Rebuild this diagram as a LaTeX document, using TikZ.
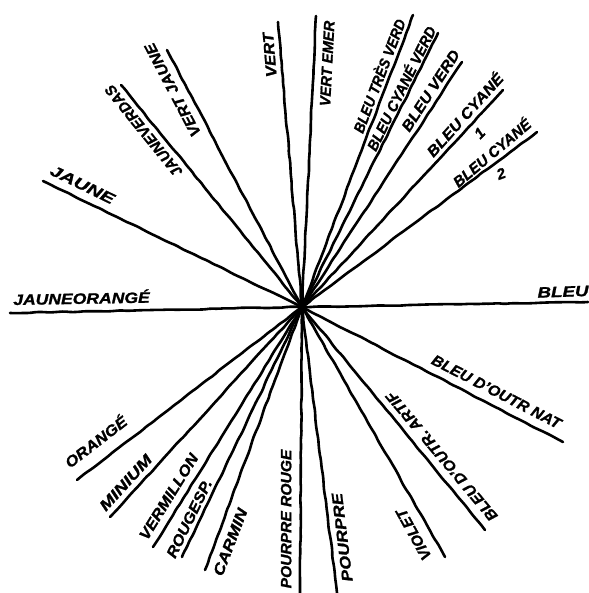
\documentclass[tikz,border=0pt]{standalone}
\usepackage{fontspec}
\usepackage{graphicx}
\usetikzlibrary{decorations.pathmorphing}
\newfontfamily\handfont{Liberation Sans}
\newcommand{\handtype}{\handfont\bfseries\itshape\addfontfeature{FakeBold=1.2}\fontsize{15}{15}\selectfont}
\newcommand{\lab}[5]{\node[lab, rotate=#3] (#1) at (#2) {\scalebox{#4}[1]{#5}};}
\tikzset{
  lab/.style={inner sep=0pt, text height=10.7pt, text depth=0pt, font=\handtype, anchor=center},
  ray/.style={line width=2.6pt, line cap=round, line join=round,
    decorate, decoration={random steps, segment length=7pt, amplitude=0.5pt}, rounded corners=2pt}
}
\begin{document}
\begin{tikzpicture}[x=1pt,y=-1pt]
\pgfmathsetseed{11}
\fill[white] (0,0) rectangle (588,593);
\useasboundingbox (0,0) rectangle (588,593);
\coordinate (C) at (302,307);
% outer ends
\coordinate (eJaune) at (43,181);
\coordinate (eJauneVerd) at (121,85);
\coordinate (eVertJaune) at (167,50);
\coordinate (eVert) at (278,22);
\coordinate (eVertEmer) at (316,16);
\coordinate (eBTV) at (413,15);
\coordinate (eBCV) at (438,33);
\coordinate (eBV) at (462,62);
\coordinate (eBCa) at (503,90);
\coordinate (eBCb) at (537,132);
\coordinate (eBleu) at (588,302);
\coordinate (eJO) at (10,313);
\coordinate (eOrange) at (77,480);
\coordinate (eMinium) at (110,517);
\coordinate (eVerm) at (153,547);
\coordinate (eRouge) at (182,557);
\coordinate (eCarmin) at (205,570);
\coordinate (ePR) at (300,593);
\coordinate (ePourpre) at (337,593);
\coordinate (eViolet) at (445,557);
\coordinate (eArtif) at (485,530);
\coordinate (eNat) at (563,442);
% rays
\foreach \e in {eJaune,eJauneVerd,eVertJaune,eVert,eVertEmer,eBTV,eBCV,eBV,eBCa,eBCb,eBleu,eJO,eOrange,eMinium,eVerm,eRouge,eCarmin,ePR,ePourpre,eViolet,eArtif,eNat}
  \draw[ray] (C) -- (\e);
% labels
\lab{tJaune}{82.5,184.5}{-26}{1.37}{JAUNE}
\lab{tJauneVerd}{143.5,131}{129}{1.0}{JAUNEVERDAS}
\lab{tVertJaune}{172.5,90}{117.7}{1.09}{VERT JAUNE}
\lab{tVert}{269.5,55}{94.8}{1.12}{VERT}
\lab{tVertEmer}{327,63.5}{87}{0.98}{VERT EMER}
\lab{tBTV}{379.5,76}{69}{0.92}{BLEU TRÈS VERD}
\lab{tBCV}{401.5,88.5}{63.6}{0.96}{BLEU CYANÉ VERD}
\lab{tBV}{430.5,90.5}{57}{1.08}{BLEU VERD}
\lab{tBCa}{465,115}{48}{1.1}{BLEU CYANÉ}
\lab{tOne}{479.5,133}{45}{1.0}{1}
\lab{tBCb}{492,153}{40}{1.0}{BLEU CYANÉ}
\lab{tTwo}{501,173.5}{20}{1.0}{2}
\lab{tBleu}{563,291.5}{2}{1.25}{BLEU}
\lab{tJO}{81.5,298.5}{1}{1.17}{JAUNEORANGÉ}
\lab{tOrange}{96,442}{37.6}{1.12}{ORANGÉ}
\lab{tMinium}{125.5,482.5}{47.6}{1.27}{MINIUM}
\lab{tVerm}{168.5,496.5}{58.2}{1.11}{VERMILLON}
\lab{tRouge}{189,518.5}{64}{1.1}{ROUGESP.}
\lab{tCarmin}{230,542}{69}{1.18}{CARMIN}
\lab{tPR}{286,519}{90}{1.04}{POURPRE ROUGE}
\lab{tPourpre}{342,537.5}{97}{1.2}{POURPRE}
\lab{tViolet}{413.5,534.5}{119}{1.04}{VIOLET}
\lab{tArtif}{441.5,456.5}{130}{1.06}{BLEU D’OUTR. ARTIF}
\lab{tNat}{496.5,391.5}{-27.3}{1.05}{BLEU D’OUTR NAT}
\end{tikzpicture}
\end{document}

•••

Leave every image out, and retype the material exactly.

Rebuild this diagram as a LaTeX document, using TikZ.
\documentclass[tikz,border=0pt]{standalone}
\usepackage{fontspec}
\usepackage{graphicx}
\usetikzlibrary{decorations.pathmorphing}
\newfontfamily\handfont{Liberation Sans}
\newcommand{\handtype}{\handfont\bfseries\itshape\addfontfeature{FakeBold=1.2}\fontsize{15}{15}\selectfont}
\newcommand{\lab}[5]{\node[lab, rotate=#3] (#1) at (#2) {\scalebox{#4}[1]{#5}};}
\tikzset{
  lab/.style={inner sep=0pt, text height=10.7pt, text depth=0pt, font=\handtype, anchor=center},
  ray/.style={line width=2.6pt, line cap=round, line join=round,
    decorate, decoration={random steps, segment length=7pt, amplitude=0.5pt}, rounded corners=2pt}
}
\begin{document}
\begin{tikzpicture}[x=1pt,y=-1pt]
\pgfmathsetseed{11}
\fill[white] (0,0) rectangle (588,593);
\useasboundingbox (0,0) rectangle (588,593);
\coordinate (C) at (302,307);
% outer ends
\coordinate (eJaune) at (43,181);
\coordinate (eJauneVerd) at (121,85);
\coordinate (eVertJaune) at (167,50);
\coordinate (eVert) at (278,22);
\coordinate (eVertEmer) at (316,16);
\coordinate (eBTV) at (413,15);
\coordinate (eBCV) at (438,33);
\coordinate (eBV) at (462,62);
\coordinate (eBCa) at (503,90);
\coordinate (eBCb) at (537,132);
\coordinate (eBleu) at (588,302);
\coordinate (eJO) at (10,313);
\coordinate (eOrange) at (77,480);
\coordinate (eMinium) at (110,517);
\coordinate (eVerm) at (153,547);
\coordinate (eRouge) at (182,557);
\coordinate (eCarmin) at (205,570);
\coordinate (ePR) at (300,593);
\coordinate (ePourpre) at (337,593);
\coordinate (eViolet) at (445,557);
\coordinate (eArtif) at (485,530);
\coordinate (eNat) at (563,442);
% rays
\foreach \e in {eJaune,eJauneVerd,eVertJaune,eVert,eVertEmer,eBTV,eBCV,eBV,eBCa,eBCb,eBleu,eJO,eOrange,eMinium,eVerm,eRouge,eCarmin,ePR,ePourpre,eViolet,eArtif,eNat}
  \draw[ray] (C) -- (\e);
% labels
\lab{tJaune}{82.5,184.5}{-26}{1.37}{JAUNE}
\lab{tJauneVerd}{143.5,131}{129}{1.0}{JAUNEVERDAS}
\lab{tVertJaune}{172.5,90}{117.7}{1.09}{VERT JAUNE}
\lab{tVert}{269.5,55}{94.8}{1.12}{VERT}
\lab{tVertEmer}{327,63.5}{87}{0.98}{VERT EMER}
\lab{tBTV}{379.5,76}{69}{0.92}{BLEU TRÈS VERD}
\lab{tBCV}{401.5,88.5}{63.6}{0.96}{BLEU CYANÉ VERD}
\lab{tBV}{430.5,90.5}{57}{1.08}{BLEU VERD}
\lab{tBCa}{465,115}{48}{1.1}{BLEU CYANÉ}
\lab{tOne}{479.5,133}{45}{1.0}{1}
\lab{tBCb}{492,153}{40}{1.0}{BLEU CYANÉ}
\lab{tTwo}{501,173.5}{20}{1.0}{2}
\lab{tBleu}{563,291.5}{2}{1.25}{BLEU}
\lab{tJO}{81.5,298.5}{1}{1.17}{JAUNEORANGÉ}
\lab{tOrange}{96,442}{37.6}{1.12}{ORANGÉ}
\lab{tMinium}{125.5,482.5}{47.6}{1.27}{MINIUM}
\lab{tVerm}{168.5,496.5}{58.2}{1.11}{VERMILLON}
\lab{tRouge}{189,518.5}{64}{1.1}{ROUGESP.}
\lab{tCarmin}{230,542}{69}{1.18}{CARMIN}
\lab{tPR}{286,519}{90}{1.04}{POURPRE ROUGE}
\lab{tPourpre}{342,537.5}{97}{1.2}{POURPRE}
\lab{tViolet}{413.5,534.5}{119}{1.04}{VIOLET}
\lab{tArtif}{441.5,456.5}{130}{1.06}{BLEU D’OUTR. ARTIF}
\lab{tNat}{496.5,391.5}{-27.3}{1.05}{BLEU D’OUTR NAT}
\end{tikzpicture}
\end{document}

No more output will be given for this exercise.